Clockwise moment of a scale is equal to the product of mass suspended on the right end of the scale and the length between the right end and the pivot of the scale. It acts in clockwise direction as shown in the figure given above. Similarly, an anticlockwise moment of a scale is equal to the product of mass suspended on the left end of the scale and the length between the left end and the pivot of the scale. It acts in anticlockwise direction as shown in the figure given above. Pivot of a scale is nothing but the point at which a scale is balanced using two different masses.

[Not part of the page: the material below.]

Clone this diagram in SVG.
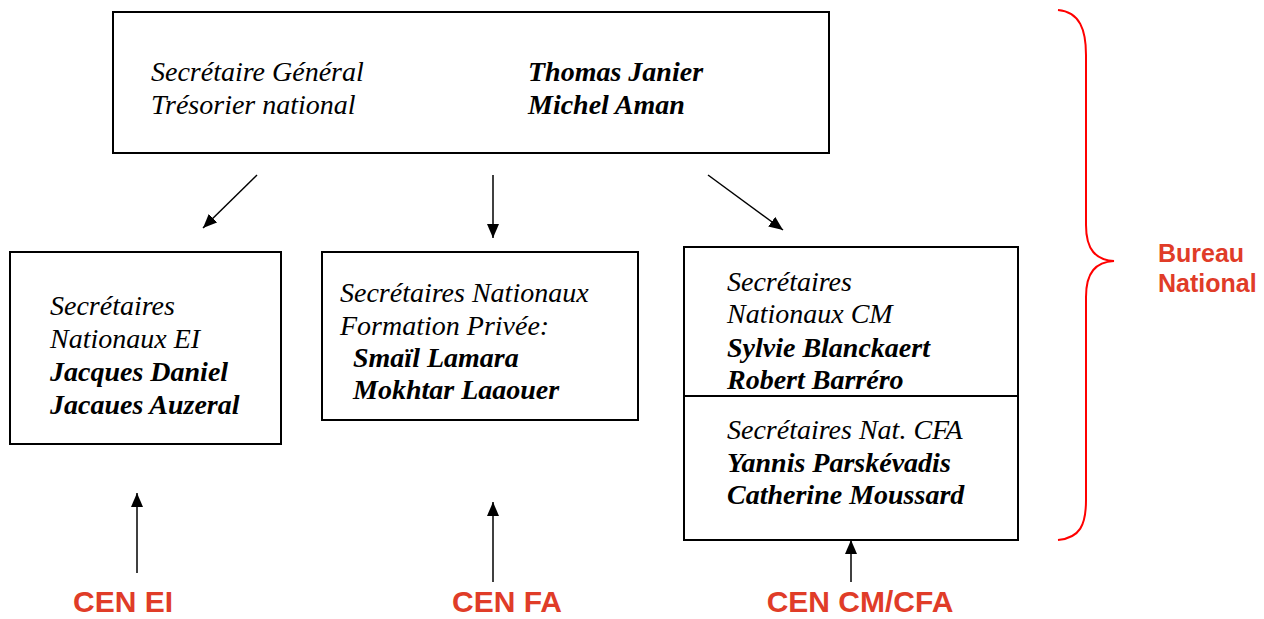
<svg xmlns="http://www.w3.org/2000/svg" width="1264" height="619" viewBox="0 0 1264 619">
<defs>
<marker id="ah" viewBox="0 0 14 12" refX="14" refY="6" markerWidth="14" markerHeight="12" markerUnits="userSpaceOnUse" orient="auto">
<path d="M0,0 L14,6 L0,12 z" fill="#000"/>
</marker>
<style>
.box{fill:#fff;stroke:#000;stroke-width:2}
.it{font-family:"Liberation Serif","Times New Roman",serif;font-style:italic;font-size:28px;fill:#000}
.bi{font-family:"Liberation Serif","Times New Roman",serif;font-style:italic;font-weight:bold;font-size:28px;fill:#000}
.red{font-family:"Liberation Sans",Arial,sans-serif;font-weight:bold;fill:#e03c28}
.conn{stroke:#000;stroke-width:1.5;fill:none;marker-end:url(#ah)}
</style>
</defs>
<rect width="1264" height="619" fill="#fff"/>
<g id="top">
<rect class="box" x="113" y="12" width="716" height="141"/>
<text class="it" x="151" y="81">Secrétaire Général</text>
<text class="it" x="151" y="114">Trésorier national</text>
<text class="bi" x="528" y="81">Thomas Janier</text>
<text class="bi" x="528" y="114">Michel Aman</text>
</g>
<g id="ei">
<rect class="box" x="10" y="252" width="271" height="192"/>
<text class="it" x="50" y="315">Secrétaires</text>
<text class="it" x="50" y="348">Nationaux EI</text>
<text class="bi" x="50" y="381">Jacques Daniel</text>
<text class="bi" x="50" y="414">Jacaues Auzeral</text>
</g>
<g id="fa">
<rect class="box" x="322" y="252" width="316" height="168"/>
<text class="it" x="340" y="302">Secrétaires Nationaux</text>
<text class="it" x="340" y="335">Formation Privée:</text>
<text class="bi" x="353" y="367">Smaïl Lamara</text>
<text class="bi" x="353" y="399">Mokhtar Laaouer</text>
</g>
<g id="cm">
<rect class="box" x="684" y="247" width="334" height="293"/>
<line x1="684" y1="396" x2="1018" y2="396" stroke="#000" stroke-width="2"/>
<text class="it" x="727" y="291">Secrétaires</text>
<text class="it" x="727" y="323">Nationaux CM</text>
<text class="bi" x="727" y="357">Sylvie Blanckaert</text>
<text class="bi" x="727" y="389">Robert Barréro</text>
<text class="it" x="727" y="439">Secrétaires Nat. CFA</text>
<text class="bi" x="727" y="472">Yannis Parskévadis</text>
<text class="bi" x="727" y="504">Catherine Moussard</text>
</g>
<g id="connectors">
<line class="conn" x1="257" y1="175" x2="203" y2="228"/>
<line class="conn" x1="493" y1="175" x2="493" y2="238"/>
<line class="conn" x1="708" y1="175" x2="783" y2="230"/>
<line class="conn" x1="137" y1="573" x2="137" y2="493"/>
<line class="conn" x1="493" y1="582" x2="493" y2="502"/>
<line class="conn" x1="851" y1="582" x2="851" y2="540"/>
</g>
<g id="labels">
<text class="red" x="123" y="612" font-size="30" text-anchor="middle">CEN EI</text>
<text class="red" x="507" y="612" font-size="30" text-anchor="middle">CEN FA</text>
<text class="red" x="860" y="612" font-size="30" text-anchor="middle">CEN CM/CFA</text>
</g>
<g id="brace">
<path d="M1058,10 C1080,12 1086,30 1086,55 L1086,225 C1086,250 1096,260 1114,261 C1096,262 1086,272 1086,297 L1086,500 C1086,525 1080,538 1058,540" fill="none" stroke="#f00" stroke-width="2"/>
<text class="red" x="1158" y="262" font-size="25">Bureau</text>
<text class="red" x="1158" y="292" font-size="25">National</text>
</g>
</svg>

If two equal masses are used to balance a uniform meter scale, the pivot of the scale is exactly at the midpoint of the scale, at the$50cm$, from both ends of the scale.
Mathematically, if ${{I}_{1}}$ represents the anticlockwise moment of a scale, it is given by
${{I}_{1}}={{m}_{1}}{{l}_{1}}$
where
${{I}_{1}}$ is the anticlockwise moment of a scale
${{m}_{1}}$ is the mass suspended on the left end of the scale
${{l}_{1}}$ is the length between the left end and the pivot of the scale
Let this be equation 1.
Similarly, if ${{I}_{2}}$ represents the clockwise moment of a scale, it is given by
${{I}_{2}}={{m}_{2}}{{l}_{2}}$
where
${{I}_{2}}$ is the clockwise moment of a scale
${{m}_{2}}$ is the mass suspended on the right end of the scale
${{l}_{2}}$ is the length between the right end and the pivot of the scale
Let this be equation 2.
According to the principle of moments, equation 1 is equal to equation 2. Thus, we have
${{I}_{1}}={{I}_{2}}\Rightarrow {{m}_{1}}{{l}_{1}}={{m}_{2}}{{l}_{2}}$
Let this be equation 3.

Now, let us consider a uniform meter scale of $100cm$ balancing horizontally on a knife-edge, placed at $55cm$, from the left end of the scale, as shown in the following figure.

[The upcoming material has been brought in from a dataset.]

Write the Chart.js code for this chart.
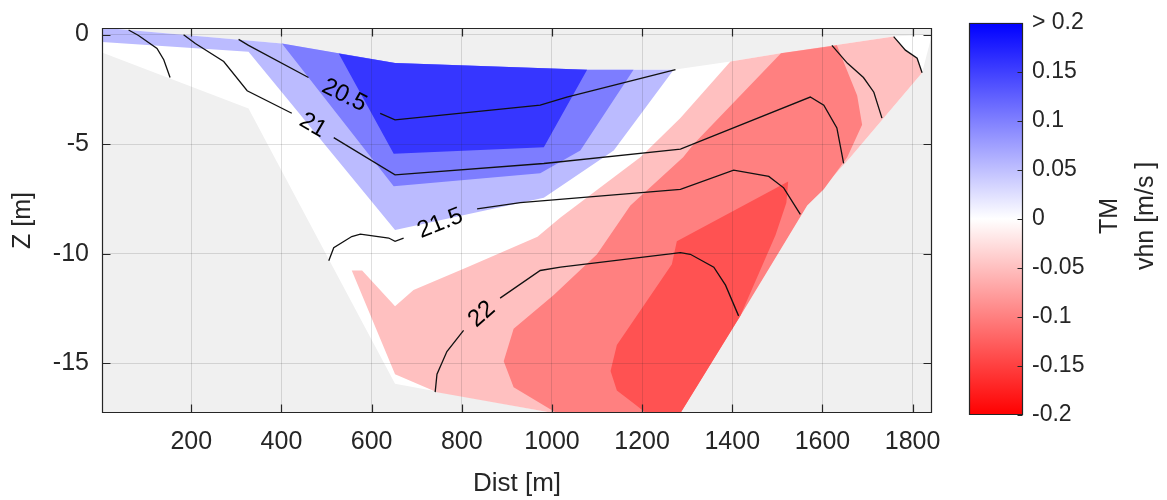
<!DOCTYPE html>
<html>
<head>
<meta charset="utf-8">
<title>TM vhn section</title>
<script src="https://cdn.jsdelivr.net/npm/chart.js@4.4.1/dist/chart.umd.min.js"></script>
<style>
  body { margin: 0; background: #fff; }
  #wrap { position: relative; width: 1167px; height: 500px; }
  #section { position: absolute; left: 0; top: 0; }
  #colorbar { position: absolute; left: 960px; top: 0; }
</style>
</head>
<body>
<div id="wrap">
  <canvas id="section" width="960" height="500"></canvas>
  <canvas id="colorbar" width="207" height="500"></canvas>
</div>
<script>
// axis ranges of the section [m]
const distRange = [2, 1843];
const depthRange = [-17.26, 0.3];
const distStep = 200;
const depthStep = 5;

// colour bar range [m/s]
const vhnRange = [-0.2, 0.2];
const vhnStep = 0.05;

// wetted outline of the transect, [dist, z]
const sectionOutline = [
  [0, 0.32], [401, -0.41], [652, -1.30], [1078, -1.60], [1270, -1.60], [1396, -1.23],
  [1514, -0.83], [1758, -0.09], [1843, 0.0], [1821, -1.74], [1662, -5.59], [1566, -7.80],
  [1418, -12.82], [1263, -18.0], [1198, -18.0], [652, -15.93], [327, -3.37], [0, -0.80]
];

// filled vhn bands, each one painted over the previous, [dist, z]
const vhnPos005 = [
  [0, 0.32], [401, -0.41], [652, -1.30], [1078, -1.60], [1270, -1.60], [1137, -5.29],
  [982, -7.44], [652, -8.91], [327, -0.78], [0, -0.34]
];
const vhnPos010 = [
  [401, -0.41], [652, -1.30], [1078, -1.60], [1181, -1.60], [1063, -5.29], [974, -6.33], [649, -6.92]
];
const vhnPos015 = [
  [527, -0.86], [652, -1.30], [1078, -1.60], [982, -5.14], [649, -5.44]
];
const vhnNeg000 = [
  [1396, -1.23], [1514, -0.83], [1758, -0.09], [1784, -0.71], [1810, -1.08], [1821, -1.74],
  [1662, -5.59], [1566, -7.80], [1418, -12.82], [1263, -18.0], [1204, -18.0], [745, -16.31],
  [652, -15.49], [556, -10.76], [579, -10.76], [652, -12.39], [693, -11.65], [812, -10.61],
  [968, -9.22], [1019, -8.34], [1196, -5.59], [1285, -3.81]
];
const vhnNeg005 = [
  [1508, -0.85], [1632, -0.49], [1677, -2.78], [1688, -4.11], [1655, -5.59], [1603, -7.06],
  [1566, -7.80], [1418, -12.82], [1263, -18.0], [1070, -18.0], [915, -16.08], [893, -14.90],
  [915, -13.42], [1004, -11.88], [1100, -10.02], [1174, -7.80], [1291, -5.59], [1314, -5.00]
];
const vhnNeg010 = [
  [1524, -6.70], [1520, -7.67], [1496, -9.14], [1418, -12.82], [1263, -18.0], [1255, -18.0],
  [1181, -16.82], [1144, -16.23], [1130, -15.34], [1144, -14.16], [1266, -10.47], [1277, -9.43]
];
const bandColours = ['#bbbbff', '#7d7dff', '#3636ff', '#ffc0c0', '#ff8080', '#ff5252'];

// temperature isotherms, split where the inline label goes
const iso205 = [
  [[305, -0.22], [327, -0.49], [460, -1.96]],
  [[619, -3.59], [652, -3.89], [974, -3.22], [1033, -2.85], [1274, -1.60]]
];
const iso21 = [
  [[183, -0.01], [209, -0.41], [272, -1.23], [324, -2.56], [423, -3.59]],
  [[516, -4.70], [652, -6.40], [982, -5.88], [1285, -5.22], [1573, -2.85], [1603, -3.22], [1632, -4.26], [1647, -5.88]]
];
const iso215 = [
  [[505, -10.32], [516, -9.72], [556, -9.21], [575, -9.10], [638, -9.28], [652, -9.43], [671, -9.28]],
  [[834, -7.95], [930, -7.66], [1285, -7.06], [1403, -6.18], [1481, -6.47], [1514, -6.99], [1551, -8.20]]
];
const iso22 = [
  [[741, -16.31], [745, -15.49], [767, -14.46], [804, -13.49]],
  [[885, -12.02], [974, -10.76], [1019, -10.61], [1285, -9.95], [1307, -10.02], [1359, -10.61], [1385, -11.43], [1414, -12.83]]
];
const isoLabels = ['20.5', '21', '21.5', '22'];
const isoUnlabelled = [
  [[61, 0.21], [83, -0.04], [124, -0.63], [139, -1.15], [153, -1.96]],
  [[1621, -0.49], [1655, -1.30], [1691, -1.96], [1714, -2.63], [1732, -3.81]],
  [[1758, -0.09], [1784, -0.71], [1810, -1.08], [1821, -1.74]]
];

const axisColour = '#262626';
const fontFamily = '"Liberation Sans", Arial, Helvetica, sans-serif';
Chart.defaults.font.family = fontFamily;
Chart.defaults.color = axisColour;

const toPoints = arr => arr.map(([x, z]) => ({x: x, y: z}));

// closed polygon filled through the filler plugin
function bandSet(poly, colour, order) {
  return {
    data: toPoints(poly),
    showLine: true,
    fill: 'shape',
    backgroundColor: colour,
    borderColor: 'transparent',
    borderWidth: 0,
    pointRadius: 0,
    order: order
  };
}

function isoSet(line) {
  return {
    data: toPoints(line),
    showLine: true,
    fill: false,
    borderColor: '#111',
    borderWidth: 1.3,
    pointRadius: 0,
    order: 0
  };
}

// colormap red - white - blue, used by the colour bar
function vhnColour(v) {
  const f = Math.min(Math.abs(v) / vhnRange[1], 1);
  const c = Math.round(255 * (1 - f));
  return v >= 0 ? `rgb(${c},${c},255)` : `rgb(255,${c},${c})`;
}

const labelled = [iso205, iso21, iso215, iso22];

const datasets = [];
datasets.push(bandSet(sectionOutline, '#ffffff', 20));
[vhnPos005, vhnPos010, vhnPos015, vhnNeg000, vhnNeg005, vhnNeg010].forEach((poly, i) => {
  datasets.push(bandSet(poly, bandColours[i], 19 - i));
});
labelled.forEach(iso => iso.forEach(part => datasets.push(isoSet(part))));
isoUnlabelled.forEach(part => datasets.push(isoSet(part)));

// grey axes background, box and inward tick marks
const sectionFrame = {
  id: 'sectionFrame',
  beforeDraw(chart) {
    const {ctx, chartArea: a} = chart;
    ctx.save();
    ctx.fillStyle = '#f0f0f0';
    ctx.fillRect(a.left, a.top, a.right - a.left, a.bottom - a.top);
    ctx.restore();
  },
  afterDraw(chart) {
    const {ctx, chartArea: a, scales: {x, y}} = chart;
    const l = Math.round(a.left) + 0.5, r = Math.round(a.right) - 0.5;
    const t = Math.round(a.top) + 0.5, b = Math.round(a.bottom) - 0.5;
    ctx.save();
    ctx.strokeStyle = axisColour;
    ctx.lineWidth = 1.2;
    ctx.beginPath();
    x.ticks.forEach(tk => {
      const px = Math.round(x.getPixelForValue(tk.value)) + 0.5;
      ctx.moveTo(px, b); ctx.lineTo(px, b - 8);
      ctx.moveTo(px, t); ctx.lineTo(px, t + 8);
    });
    y.ticks.forEach(tk => {
      const py = Math.round(y.getPixelForValue(tk.value)) + 0.5;
      ctx.moveTo(l, py); ctx.lineTo(l + 8, py);
      ctx.moveTo(r, py); ctx.lineTo(r - 8, py);
    });
    ctx.rect(l, t, r - l, b - t);
    ctx.stroke();
    ctx.restore();
  }
};

// isotherm values written in the gap of each line
const isoText = {
  id: 'isoText',
  afterDatasetsDraw(chart) {
    const {ctx, scales: {x, y}} = chart;
    ctx.save();
    ctx.font = '24px ' + fontFamily;
    ctx.fillStyle = '#000';
    ctx.textAlign = 'center';
    ctx.textBaseline = 'middle';
    labelled.forEach((iso, i) => {
      const a = iso[0][iso[0].length - 1];
      const b = iso[1][0];
      const x0 = x.getPixelForValue(a[0]), y0 = y.getPixelForValue(a[1]);
      const x1 = x.getPixelForValue(b[0]), y1 = y.getPixelForValue(b[1]);
      let ang = Math.atan2(y1 - y0, x1 - x0);
      if (ang > Math.PI / 2) ang -= Math.PI;
      if (ang < -Math.PI / 2) ang += Math.PI;
      ctx.save();
      ctx.translate((x0 + x1) / 2, (y0 + y1) / 2);
      ctx.rotate(ang);
      ctx.fillText(isoLabels[i], 0, 0);
      ctx.restore();
    });
    ctx.restore();
  }
};

new Chart(document.getElementById('section'), {
  type: 'scatter',
  data: { datasets: datasets },
  options: {
    responsive: false,
    animation: false,
    events: [],
    devicePixelRatio: 1,
    layout: { padding: { left: 0, right: 28, top: 17, bottom: 0 } },
    plugins: {
      legend: { display: false },
      tooltip: { enabled: false }
    },
    scales: {
      x: {
        type: 'linear',
        min: distRange[0],
        max: distRange[1],
        grid: { color: 'rgba(38,38,38,0.15)', drawTicks: false, z: 1 },
        border: { display: false },
        ticks: {
          stepSize: distStep, includeBounds: false, padding: 14, maxRotation: 0, autoSkip: false,
          font: { size: 25 },
          callback: v => String(v)
        },
        title: { display: true, text: 'Dist [m]', font: { size: 26 }, padding: { top: 0, bottom: 1 } },
        afterFit: s => { s.height = 87; }
      },
      y: {
        type: 'linear',
        min: depthRange[0],
        max: depthRange[1],
        grid: { color: 'rgba(38,38,38,0.15)', drawTicks: false, z: 1 },
        border: { display: false },
        ticks: { stepSize: depthStep, includeBounds: false, padding: 13, font: { size: 25 }, callback: v => String(v) },
        title: { display: true, text: 'Z [m]', font: { size: 25 }, padding: { top: 8, bottom: 0 } },
        afterFit: s => { s.width = 102; }
      }
    }
  },
  plugins: [sectionFrame, isoText]
});

// colour bar: box, inward ticks and the two-line title
const colourbarFrame = {
  id: 'colourbarFrame',
  afterDraw(chart) {
    const {ctx, chartArea: a, scales: {y}} = chart;
    const l = Math.round(a.left) + 0.5, r = Math.round(a.right) - 0.5;
    const t = Math.round(a.top) + 0.5, b = Math.round(a.bottom) - 0.5;
    ctx.save();
    ctx.strokeStyle = axisColour;
    ctx.lineWidth = 1.2;
    ctx.beginPath();
    y.ticks.forEach(tk => {
      const py = Math.round(y.getPixelForValue(tk.value)) + 0.5;
      ctx.moveTo(r, py); ctx.lineTo(r - 5, py);
    });
    ctx.rect(l, t, r - l, b - t);
    ctx.stroke();

    ctx.fillStyle = axisColour;
    ctx.font = '25px ' + fontFamily;
    ctx.textAlign = 'center';
    ctx.textBaseline = 'middle';
    const cy = (a.top + a.bottom) / 2 - 3;
    ['TM', 'vhn [m/s ]'].forEach((txt, i) => {
      ctx.save();
      ctx.translate(a.right + 87 + i * 36, cy);
      ctx.rotate(-Math.PI / 2);
      ctx.fillText(txt, 0, 0);
      ctx.restore();
    });
    ctx.restore();
  }
};

new Chart(document.getElementById('colorbar'), {
  type: 'bar',
  data: {
    labels: ['vhn'],
    datasets: [{
      data: [vhnRange],
      backgroundColor: c => {
        const chart = c.chart;
        const ys = chart.scales.y;
        if (!ys || !chart.chartArea) return vhnColour(0);
        const g = chart.ctx.createLinearGradient(0, ys.getPixelForValue(vhnRange[0]), 0, ys.getPixelForValue(vhnRange[1]));
        g.addColorStop(0, vhnColour(vhnRange[0]));
        g.addColorStop(0.5, vhnColour(0));
        g.addColorStop(1, vhnColour(vhnRange[1]));
        return g;
      },
      borderWidth: 0,
      barPercentage: 1,
      categoryPercentage: 1
    }]
  },
  options: {
    responsive: false,
    animation: false,
    events: [],
    devicePixelRatio: 1,
    layout: { padding: { left: 9, right: 0, top: 17, bottom: 85 } },
    plugins: {
      legend: { display: false },
      tooltip: { enabled: false }
    },
    scales: {
      x: { display: false },
      y: {
        position: 'right',
        min: vhnRange[0],
        max: vhnRange[1],
        grid: { display: false, drawTicks: false },
        border: { display: false },
        ticks: {
          stepSize: vhnStep,
          padding: 9,
          font: { size: 23 },
          callback: v => {
            const r = Math.round(v * 100) / 100;
            return r >= vhnRange[1] ? '> ' + r : String(r);
          }
        },
        afterFit: s => { s.width = 144; }
      }
    }
  },
  plugins: [colourbarFrame]
});
</script>
</body>
</html>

From the figure, it is clear that the left end of the scale is denoted by point $A$ and the right end of the scale is denoted by point $C$. The scale balances on a knife-edge, placed at a distance of $55cm$ from the left end of the scale, at point $D$. Also, a mass of $25g$ is supported from the right end of the scale, at point $C$. We are required to find the mass of the scale from this setup.

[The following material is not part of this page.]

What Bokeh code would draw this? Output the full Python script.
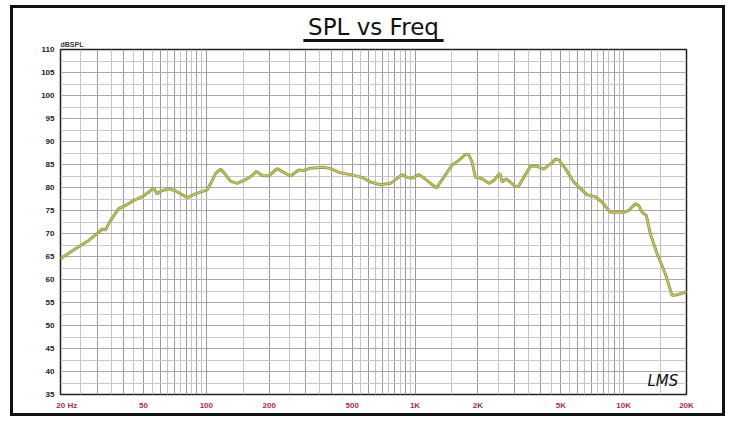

We know that the mass of a uniform meter scale rests on its pivotal point, at a distance of $50cm$, from both ends of the scale. In the given figure, the pivot of the uniform meter scale is denoted by point $B$, at a distance of $50cm$, from both $A$ and $C$. Now, if we apply the principle of moments to the right arm of the scale (denoted by $BC$) with the knife-edge at point $D$ as the pivot of the right arm, we can easily calculate the mass of the scale. The right end of $BC$ supports a mass of $25g$ whereas the left end of $BC$ can be considered to support the mass of the scale.
According to the principle of moments, the clockwise moment of $BC$ is equal to the anticlockwise moment of $BC$.
From equation 1, anticlockwise moment of $BC$ is given by
${{I}_{1}}={{m}_{1}}{{l}_{1}}={{m}_{1}}\times (55cm-50cm)={{m}_{1}}\times 5cm$
where
${{I}_{1}}$ is the anticlockwise moment of the right arm of the scale ($BC$)
${{m}_{1}}$ is the mass of the scale
${{l}_{1}}=(55cm-50cm)=5cm$, is the length between $B$ and $D$
Let this be equation 4.
Similarly, from equation 2, clockwise moment of $BC$ is given by
${{I}_{2}}={{m}_{2}}{{l}_{2}}=25g\times (100cm-55cm)=25g\times 45cm=1125gcm$
where
${{I}_{2}}$ is the clockwise moment of the right arm of the scale ($BC$)
${{m}_{2}}=25g$, is the mass suspended on the right end of the scale
${{l}_{2}}=(100cm-55cm)=45cm$, is the length between $C$ and $D$
Let this be equation 5.
Substitution equation 4 and equation 5 in equation 3, we have
${{I}_{1}}={{I}_{2}}\Rightarrow {{m}_{1}}{{l}_{1}}={{m}_{2}}{{l}_{2}}\Rightarrow {{m}_{1}}\times 5cm=1125gcm\Rightarrow {{m}_{1}}=\dfrac{1125gcm}{5cm}=225g$
Therefore, the mass of the scale is equal to $225g$.

The correct option to be marked is $B$.

Note:
Students might wonder why the principle of moments is applied to the right arm of the uniform meter scale. This is because we are asked to find the mass of the scale and not the mass suspended to the extreme left end of the scale. Mass of a uniform meter scale rests on the pivot of the scale, at the midpoint of the scale. Therefore, it is enough to apply the principle of moments to the right arm of the scale, with the knife-edge as the new pivot of the right arm of the scale. In this way, we tend to ignore the left arm of the meter scale.